▶ [The problem] Return all lines where the word "chart" can be found.

▶ [Information provided]
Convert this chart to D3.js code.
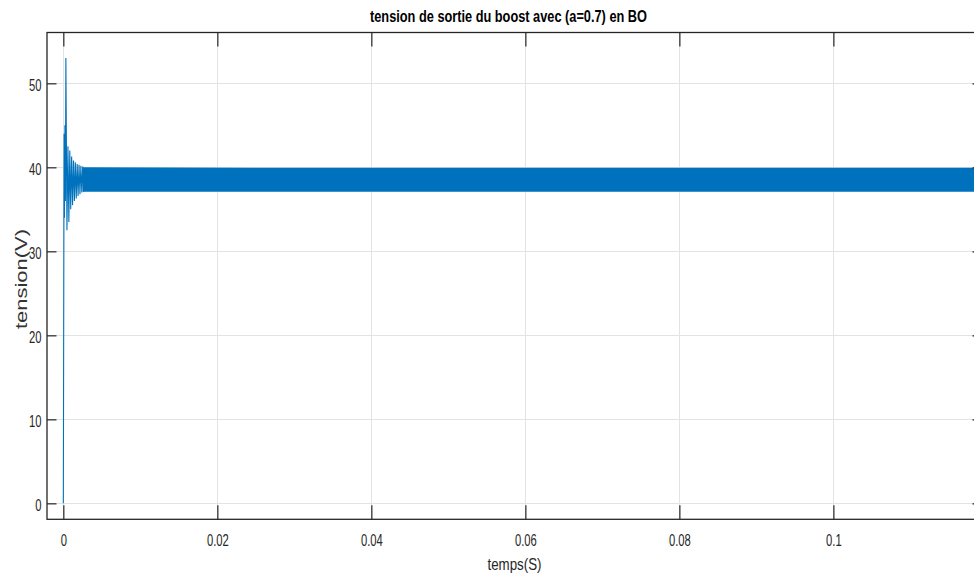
<!DOCTYPE html>
<html>
<head>
<meta charset="utf-8">
<script src="https://cdn.jsdelivr.net/npm/d3@7"></script>
<style>
html,body{margin:0;padding:0;background:#fff;overflow:hidden;}
svg{display:block;}
</style>
</head>
<body>
<svg id="chart" width="974" height="581"></svg>
<script>
// ---- data ----
const titleText = "tension de sortie du boost avec (a=0.7) en BO";
const xLabelText = "temps(S)";
const yLabelText = "tension(V)";

const xTickValues = [0, 0.02, 0.04, 0.06, 0.08, 0.1];
const xTickLabels = ["0", "0.02", "0.04", "0.06", "0.08", "0.1"];
const yTickValues = [0, 10, 20, 30, 40, 50];
const yTickLabels = ["0", "10", "20", "30", "40", "50"];

// start-up transient (time in s, voltage in V)
const transientT = [0, 0.00010, 0.00015, 0.00021, 0.00027, 0.00033, 0.00047,
  0.00060, 0.00072, 0.00084, 0.00096, 0.00108, 0.00120, 0.00132, 0.00144,
  0.00156, 0.00168, 0.00180, 0.00192, 0.00204, 0.00216, 0.00228, 0.00240,
  0.00252, 0.00264];
const transientV = [0, 44, 34, 45, 36, 53, 32.5,
  42.5, 33.5, 42, 35, 41.3, 35.5, 40.8, 36,
  40.6, 36.3, 40.4, 36.6, 40.3, 36.8, 40.2, 37,
  40.1, 37.1];

// steady-state switching ripple envelope
const bandT = [0.0025, 0.03, 0.06, 0.09, 0.12];
const bandHi = [40.0, 39.95, 39.95, 39.95, 39.95];
const bandLo = [37.1, 37.1, 37.1, 37.1, 37.1];

// ---- layout ----
const L = 47, R = 982, T = 32.5, B = 519.3;
const svg = d3.select("#chart");
const x = d3.scaleLinear().domain([-0.00212, 0.1193]).range([L, R]);
const y = d3.scaleLinear().domain([-1.9, 56.05]).range([B, T]);

const font = "'Liberation Sans', Arial, Helvetica, sans-serif";
const axisColor = "#262626";
const lineColor = "#0072BD";
const sx = 0.645;

// background
svg.append("rect").attr("x", L).attr("y", T).attr("width", R - L).attr("height", B - T).attr("fill", "#fff");

// grid
const grid = svg.append("g").attr("stroke", "#e3e3e3").attr("stroke-width", 1);
grid.selectAll("line.gx").data(xTickValues).join("line").attr("class", "gx")
  .attr("x1", d => Math.round(x(d)) + 0.5).attr("x2", d => Math.round(x(d)) + 0.5)
  .attr("y1", T).attr("y2", B);
grid.selectAll("line.gy").data(yTickValues).join("line").attr("class", "gy")
  .attr("y1", d => Math.round(y(d)) + 0.5).attr("y2", d => Math.round(y(d)) + 0.5)
  .attr("x1", L).attr("x2", R);

// clip
svg.append("clipPath").attr("id", "clip").append("rect")
  .attr("x", L).attr("y", T).attr("width", R - L).attr("height", B - T);
const plot = svg.append("g").attr("clip-path", "url(#clip)");

// ripple band
const bandData = bandT.map((t, i) => ({t, hi: bandHi[i], lo: bandLo[i]}));
plot.append("path").datum(bandData)
  .attr("fill", lineColor)
  .attr("d", d3.area().x(d => x(d.t)).y0(d => y(d.lo)).y1(d => y(d.hi)));

// transient line
const trData = transientT.map((t, i) => ({t, v: transientV[i]}));
plot.append("path").datum(trData)
  .attr("fill", "none").attr("stroke", lineColor).attr("stroke-width", 1.1)
  .attr("stroke-linejoin", "miter")
  .attr("d", d3.line().x(d => x(d.t)).y(d => y(d.v)));

// axes (MATLAB style: inward ticks on all four sides)
const xTickLen = 14, yTickLen = 9.5;
const gB = svg.append("g").attr("transform", `translate(0,${B})`)
  .call(d3.axisBottom(x).tickValues(xTickValues).tickSizeInner(-xTickLen).tickSizeOuter(0)
    .tickFormat((d, i) => xTickLabels[i]));
const gT = svg.append("g").attr("transform", `translate(0,${T})`)
  .call(d3.axisTop(x).tickValues(xTickValues).tickSizeInner(-xTickLen).tickSizeOuter(0).tickFormat(""));
const gL = svg.append("g").attr("transform", `translate(${L},0)`)
  .call(d3.axisLeft(y).tickValues(yTickValues).tickSizeInner(-yTickLen).tickSizeOuter(0)
    .tickFormat((d, i) => yTickLabels[i]));
const gR = svg.append("g").attr("transform", `translate(${R},0)`)
  .call(d3.axisRight(y).tickValues(yTickValues).tickSizeInner(-yTickLen).tickSizeOuter(0).tickFormat(""));

[gB, gT, gL, gR].forEach(g => {
  g.select(".domain").remove();
  g.selectAll(".tick line").attr("stroke", axisColor).attr("stroke-width", 1.2);
});

gB.selectAll(".tick text")
  .attr("font-family", font).attr("font-size", 17.4).attr("fill", axisColor)
  .attr("text-anchor", "middle").attr("y", 26.7).attr("dy", 0)
  .attr("transform", `scale(${sx},1)`);
gL.selectAll(".tick text")
  .attr("font-family", font).attr("font-size", 17.4).attr("fill", axisColor)
  .attr("text-anchor", "end").attr("x", -5.5 / sx).attr("y", 7.4).attr("dy", 0)
  .attr("transform", `scale(${sx},1)`);

// frame
svg.append("rect").attr("x", L).attr("y", T).attr("width", R - L).attr("height", B - T)
  .attr("fill", "none").attr("stroke", axisColor).attr("stroke-width", 1.3);

// title
svg.append("text").attr("x", 508.5).attr("y", 22)
  .attr("text-anchor", "middle").attr("font-family", font).attr("font-weight", "bold")
  .attr("font-size", 16.5).attr("fill", "#000")
  .attr("textLength", 277).attr("lengthAdjust", "spacingAndGlyphs")
  .text(titleText);

// x label
svg.append("text").attr("x", 514.5).attr("y", 569.6)
  .attr("text-anchor", "middle").attr("font-family", font)
  .attr("font-size", 16.5).attr("fill", axisColor)
  .attr("textLength", 54).attr("lengthAdjust", "spacingAndGlyphs")
  .text(xLabelText);

// y label
svg.append("text").attr("transform", "translate(26.5,279) rotate(-90)")
  .attr("text-anchor", "middle").attr("font-family", font)
  .attr("font-size", 17).attr("fill", "#333")
  .attr("textLength", 100).attr("lengthAdjust", "spacingAndGlyphs")
  .text(yLabelText);
</script>
</body>
</html>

▶ [Task solution]
Convert this chart to D3.js code.
<svg id="chart" width="974" height="581"></svg>
const svg = d3.select("#chart");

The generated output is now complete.